INFORMATION SHOWN
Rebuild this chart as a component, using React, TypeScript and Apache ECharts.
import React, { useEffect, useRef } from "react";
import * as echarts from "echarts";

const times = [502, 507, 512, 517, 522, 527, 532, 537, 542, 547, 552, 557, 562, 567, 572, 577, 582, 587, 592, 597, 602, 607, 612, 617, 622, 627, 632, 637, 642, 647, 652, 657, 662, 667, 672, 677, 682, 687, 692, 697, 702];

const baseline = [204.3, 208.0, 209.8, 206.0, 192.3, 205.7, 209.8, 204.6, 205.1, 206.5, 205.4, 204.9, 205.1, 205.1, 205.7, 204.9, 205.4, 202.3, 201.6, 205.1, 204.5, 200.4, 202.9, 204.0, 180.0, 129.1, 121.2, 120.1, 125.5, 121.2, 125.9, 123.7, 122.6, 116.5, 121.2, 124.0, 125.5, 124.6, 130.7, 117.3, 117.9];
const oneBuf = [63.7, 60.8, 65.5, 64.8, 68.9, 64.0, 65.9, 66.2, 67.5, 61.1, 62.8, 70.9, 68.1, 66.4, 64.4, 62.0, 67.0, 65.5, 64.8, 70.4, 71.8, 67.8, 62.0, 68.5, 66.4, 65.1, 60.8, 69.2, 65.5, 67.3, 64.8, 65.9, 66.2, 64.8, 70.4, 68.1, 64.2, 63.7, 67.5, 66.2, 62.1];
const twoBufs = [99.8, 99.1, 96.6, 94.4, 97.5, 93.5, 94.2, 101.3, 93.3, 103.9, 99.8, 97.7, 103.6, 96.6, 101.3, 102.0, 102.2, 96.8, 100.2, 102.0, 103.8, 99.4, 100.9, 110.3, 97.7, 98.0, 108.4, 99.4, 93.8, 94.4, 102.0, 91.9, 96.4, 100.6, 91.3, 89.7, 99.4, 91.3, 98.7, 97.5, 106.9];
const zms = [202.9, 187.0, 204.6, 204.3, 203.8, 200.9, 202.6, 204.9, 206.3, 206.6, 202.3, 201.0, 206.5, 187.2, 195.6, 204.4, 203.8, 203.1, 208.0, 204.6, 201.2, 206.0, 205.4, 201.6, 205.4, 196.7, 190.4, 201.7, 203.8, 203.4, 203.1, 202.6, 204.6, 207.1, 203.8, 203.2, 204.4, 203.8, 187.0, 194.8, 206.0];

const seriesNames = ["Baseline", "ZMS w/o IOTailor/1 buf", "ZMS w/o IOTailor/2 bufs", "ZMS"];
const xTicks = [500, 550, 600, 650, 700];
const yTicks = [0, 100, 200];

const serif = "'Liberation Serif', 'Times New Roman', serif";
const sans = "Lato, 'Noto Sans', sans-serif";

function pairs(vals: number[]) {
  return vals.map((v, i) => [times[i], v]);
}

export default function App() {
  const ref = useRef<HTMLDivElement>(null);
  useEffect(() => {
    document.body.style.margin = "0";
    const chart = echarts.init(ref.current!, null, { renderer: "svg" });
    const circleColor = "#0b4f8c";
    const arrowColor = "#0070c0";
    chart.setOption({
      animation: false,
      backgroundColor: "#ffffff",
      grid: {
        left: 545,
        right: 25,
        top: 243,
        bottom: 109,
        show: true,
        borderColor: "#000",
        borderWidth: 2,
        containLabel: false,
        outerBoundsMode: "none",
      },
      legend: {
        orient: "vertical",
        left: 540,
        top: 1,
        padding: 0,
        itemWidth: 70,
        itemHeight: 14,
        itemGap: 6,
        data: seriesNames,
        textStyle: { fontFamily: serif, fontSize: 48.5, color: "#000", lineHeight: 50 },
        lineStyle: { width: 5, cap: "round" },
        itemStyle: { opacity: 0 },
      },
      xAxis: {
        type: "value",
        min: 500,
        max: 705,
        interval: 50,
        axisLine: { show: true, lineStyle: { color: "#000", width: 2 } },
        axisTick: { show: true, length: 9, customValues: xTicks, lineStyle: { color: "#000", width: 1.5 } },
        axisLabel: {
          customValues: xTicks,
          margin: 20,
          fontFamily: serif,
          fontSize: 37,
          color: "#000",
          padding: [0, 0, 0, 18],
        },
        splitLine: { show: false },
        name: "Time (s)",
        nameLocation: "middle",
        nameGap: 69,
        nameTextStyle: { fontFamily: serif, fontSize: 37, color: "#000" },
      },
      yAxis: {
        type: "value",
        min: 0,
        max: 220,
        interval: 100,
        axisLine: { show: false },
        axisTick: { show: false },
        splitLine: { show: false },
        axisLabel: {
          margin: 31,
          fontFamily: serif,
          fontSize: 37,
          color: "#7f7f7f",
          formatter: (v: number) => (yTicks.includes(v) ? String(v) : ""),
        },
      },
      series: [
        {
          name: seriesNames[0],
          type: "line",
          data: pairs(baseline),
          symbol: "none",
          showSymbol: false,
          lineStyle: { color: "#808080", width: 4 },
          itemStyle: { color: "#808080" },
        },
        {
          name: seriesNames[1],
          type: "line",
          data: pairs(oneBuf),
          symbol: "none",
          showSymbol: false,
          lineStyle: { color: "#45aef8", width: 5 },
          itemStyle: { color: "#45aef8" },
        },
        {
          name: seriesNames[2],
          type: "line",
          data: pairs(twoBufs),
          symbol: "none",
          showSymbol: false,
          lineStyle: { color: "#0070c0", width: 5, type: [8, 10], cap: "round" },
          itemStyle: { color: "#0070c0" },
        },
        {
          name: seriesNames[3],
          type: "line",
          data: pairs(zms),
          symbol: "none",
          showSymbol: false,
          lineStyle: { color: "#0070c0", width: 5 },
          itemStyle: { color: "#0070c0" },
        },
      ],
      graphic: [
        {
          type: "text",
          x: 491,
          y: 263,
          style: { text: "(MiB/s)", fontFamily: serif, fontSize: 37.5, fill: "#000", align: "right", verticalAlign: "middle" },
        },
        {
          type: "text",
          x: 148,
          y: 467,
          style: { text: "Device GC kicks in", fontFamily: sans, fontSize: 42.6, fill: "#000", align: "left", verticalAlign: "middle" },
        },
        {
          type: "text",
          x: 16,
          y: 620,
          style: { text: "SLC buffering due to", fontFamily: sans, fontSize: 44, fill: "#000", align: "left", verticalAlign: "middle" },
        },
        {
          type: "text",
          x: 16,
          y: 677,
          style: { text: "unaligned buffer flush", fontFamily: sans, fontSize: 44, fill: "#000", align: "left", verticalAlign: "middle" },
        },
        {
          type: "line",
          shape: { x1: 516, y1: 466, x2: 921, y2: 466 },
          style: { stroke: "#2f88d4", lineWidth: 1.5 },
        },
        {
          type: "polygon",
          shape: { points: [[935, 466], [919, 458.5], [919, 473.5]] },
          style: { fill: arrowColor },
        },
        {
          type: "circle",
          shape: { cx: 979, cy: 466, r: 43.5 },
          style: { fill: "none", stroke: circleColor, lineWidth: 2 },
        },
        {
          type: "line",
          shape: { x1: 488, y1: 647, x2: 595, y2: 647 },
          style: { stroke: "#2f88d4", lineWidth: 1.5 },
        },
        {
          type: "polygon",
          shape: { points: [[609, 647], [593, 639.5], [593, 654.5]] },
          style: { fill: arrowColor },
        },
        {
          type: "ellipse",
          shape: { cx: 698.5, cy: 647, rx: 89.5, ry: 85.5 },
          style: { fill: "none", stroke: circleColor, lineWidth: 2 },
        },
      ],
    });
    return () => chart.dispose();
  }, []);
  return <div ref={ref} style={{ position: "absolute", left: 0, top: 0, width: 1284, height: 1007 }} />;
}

WHAT TO WORK ON
Please reproduce the entire listing, exactly as shown.

RESULT OF THIS EXERCISE
Rebuild this chart as a component, using React, TypeScript and Apache ECharts.
import React, { useEffect, useRef } from "react";
import * as echarts from "echarts";

const times = [502, 507, 512, 517, 522, 527, 532, 537, 542, 547, 552, 557, 562, 567, 572, 577, 582, 587, 592, 597, 602, 607, 612, 617, 622, 627, 632, 637, 642, 647, 652, 657, 662, 667, 672, 677, 682, 687, 692, 697, 702];

const baseline = [204.3, 208.0, 209.8, 206.0, 192.3, 205.7, 209.8, 204.6, 205.1, 206.5, 205.4, 204.9, 205.1, 205.1, 205.7, 204.9, 205.4, 202.3, 201.6, 205.1, 204.5, 200.4, 202.9, 204.0, 180.0, 129.1, 121.2, 120.1, 125.5, 121.2, 125.9, 123.7, 122.6, 116.5, 121.2, 124.0, 125.5, 124.6, 130.7, 117.3, 117.9];
const oneBuf = [63.7, 60.8, 65.5, 64.8, 68.9, 64.0, 65.9, 66.2, 67.5, 61.1, 62.8, 70.9, 68.1, 66.4, 64.4, 62.0, 67.0, 65.5, 64.8, 70.4, 71.8, 67.8, 62.0, 68.5, 66.4, 65.1, 60.8, 69.2, 65.5, 67.3, 64.8, 65.9, 66.2, 64.8, 70.4, 68.1, 64.2, 63.7, 67.5, 66.2, 62.1];
const twoBufs = [99.8, 99.1, 96.6, 94.4, 97.5, 93.5, 94.2, 101.3, 93.3, 103.9, 99.8, 97.7, 103.6, 96.6, 101.3, 102.0, 102.2, 96.8, 100.2, 102.0, 103.8, 99.4, 100.9, 110.3, 97.7, 98.0, 108.4, 99.4, 93.8, 94.4, 102.0, 91.9, 96.4, 100.6, 91.3, 89.7, 99.4, 91.3, 98.7, 97.5, 106.9];
const zms = [202.9, 187.0, 204.6, 204.3, 203.8, 200.9, 202.6, 204.9, 206.3, 206.6, 202.3, 201.0, 206.5, 187.2, 195.6, 204.4, 203.8, 203.1, 208.0, 204.6, 201.2, 206.0, 205.4, 201.6, 205.4, 196.7, 190.4, 201.7, 203.8, 203.4, 203.1, 202.6, 204.6, 207.1, 203.8, 203.2, 204.4, 203.8, 187.0, 194.8, 206.0];

const seriesNames = ["Baseline", "ZMS w/o IOTailor/1 buf", "ZMS w/o IOTailor/2 bufs", "ZMS"];
const xTicks = [500, 550, 600, 650, 700];
const yTicks = [0, 100, 200];

const serif = "'Liberation Serif', 'Times New Roman', serif";
const sans = "Lato, 'Noto Sans', sans-serif";

function pairs(vals: number[]) {
  return vals.map((v, i) => [times[i], v]);
}

export default function App() {
  const ref = useRef<HTMLDivElement>(null);
  useEffect(() => {
    document.body.style.margin = "0";
    const chart = echarts.init(ref.current!, null, { renderer: "svg" });
    const circleColor = "#0b4f8c";
    const arrowColor = "#0070c0";
    chart.setOption({
      animation: false,
      backgroundColor: "#ffffff",
      grid: {
        left: 545,
        right: 25,
        top: 243,
        bottom: 109,
        show: true,
        borderColor: "#000",
        borderWidth: 2,
        containLabel: false,
        outerBoundsMode: "none",
      },
      legend: {
        orient: "vertical",
        left: 540,
        top: 1,
        padding: 0,
        itemWidth: 70,
        itemHeight: 14,
        itemGap: 6,
        data: seriesNames,
        textStyle: { fontFamily: serif, fontSize: 48.5, color: "#000", lineHeight: 50 },
        lineStyle: { width: 5, cap: "round" },
        itemStyle: { opacity: 0 },
      },
      xAxis: {
        type: "value",
        min: 500,
        max: 705,
        interval: 50,
        axisLine: { show: true, lineStyle: { color: "#000", width: 2 } },
        axisTick: { show: true, length: 9, customValues: xTicks, lineStyle: { color: "#000", width: 1.5 } },
        axisLabel: {
          customValues: xTicks,
          margin: 20,
          fontFamily: serif,
          fontSize: 37,
          color: "#000",
          padding: [0, 0, 0, 18],
        },
        splitLine: { show: false },
        name: "Time (s)",
        nameLocation: "middle",
        nameGap: 69,
        nameTextStyle: { fontFamily: serif, fontSize: 37, color: "#000" },
      },
      yAxis: {
        type: "value",
        min: 0,
        max: 220,
        interval: 100,
        axisLine: { show: false },
        axisTick: { show: false },
        splitLine: { show: false },
        axisLabel: {
          margin: 31,
          fontFamily: serif,
          fontSize: 37,
          color: "#7f7f7f",
          formatter: (v: number) => (yTicks.includes(v) ? String(v) : ""),
        },
      },
      series: [
        {
          name: seriesNames[0],
          type: "line",
          data: pairs(baseline),
          symbol: "none",
          showSymbol: false,
          lineStyle: { color: "#808080", width: 4 },
          itemStyle: { color: "#808080" },
        },
        {
          name: seriesNames[1],
          type: "line",
          data: pairs(oneBuf),
          symbol: "none",
          showSymbol: false,
          lineStyle: { color: "#45aef8", width: 5 },
          itemStyle: { color: "#45aef8" },
        },
        {
          name: seriesNames[2],
          type: "line",
          data: pairs(twoBufs),
          symbol: "none",
          showSymbol: false,
          lineStyle: { color: "#0070c0", width: 5, type: [8, 10], cap: "round" },
          itemStyle: { color: "#0070c0" },
        },
        {
          name: seriesNames[3],
          type: "line",
          data: pairs(zms),
          symbol: "none",
          showSymbol: false,
          lineStyle: { color: "#0070c0", width: 5 },
          itemStyle: { color: "#0070c0" },
        },
      ],
      graphic: [
        {
          type: "text",
          x: 491,
          y: 263,
          style: { text: "(MiB/s)", fontFamily: serif, fontSize: 37.5, fill: "#000", align: "right", verticalAlign: "middle" },
        },
        {
          type: "text",
          x: 148,
          y: 467,
          style: { text: "Device GC kicks in", fontFamily: sans, fontSize: 42.6, fill: "#000", align: "left", verticalAlign: "middle" },
        },
        {
          type: "text",
          x: 16,
          y: 620,
          style: { text: "SLC buffering due to", fontFamily: sans, fontSize: 44, fill: "#000", align: "left", verticalAlign: "middle" },
        },
        {
          type: "text",
          x: 16,
          y: 677,
          style: { text: "unaligned buffer flush", fontFamily: sans, fontSize: 44, fill: "#000", align: "left", verticalAlign: "middle" },
        },
        {
          type: "line",
          shape: { x1: 516, y1: 466, x2: 921, y2: 466 },
          style: { stroke: "#2f88d4", lineWidth: 1.5 },
        },
        {
          type: "polygon",
          shape: { points: [[935, 466], [919, 458.5], [919, 473.5]] },
          style: { fill: arrowColor },
        },
        {
          type: "circle",
          shape: { cx: 979, cy: 466, r: 43.5 },
          style: { fill: "none", stroke: circleColor, lineWidth: 2 },
        },
        {
          type: "line",
          shape: { x1: 488, y1: 647, x2: 595, y2: 647 },
          style: { stroke: "#2f88d4", lineWidth: 1.5 },
        },
        {
          type: "polygon",
          shape: { points: [[609, 647], [593, 639.5], [593, 654.5]] },
          style: { fill: arrowColor },
        },
        {
          type: "ellipse",
          shape: { cx: 698.5, cy: 647, rx: 89.5, ry: 85.5 },
          style: { fill: "none", stroke: circleColor, lineWidth: 2 },
        },
      ],
    });
    return () => chart.dispose();
  }, []);
  return <div ref={ref} style={{ position: "absolute", left: 0, top: 0, width: 1284, height: 1007 }} />;
}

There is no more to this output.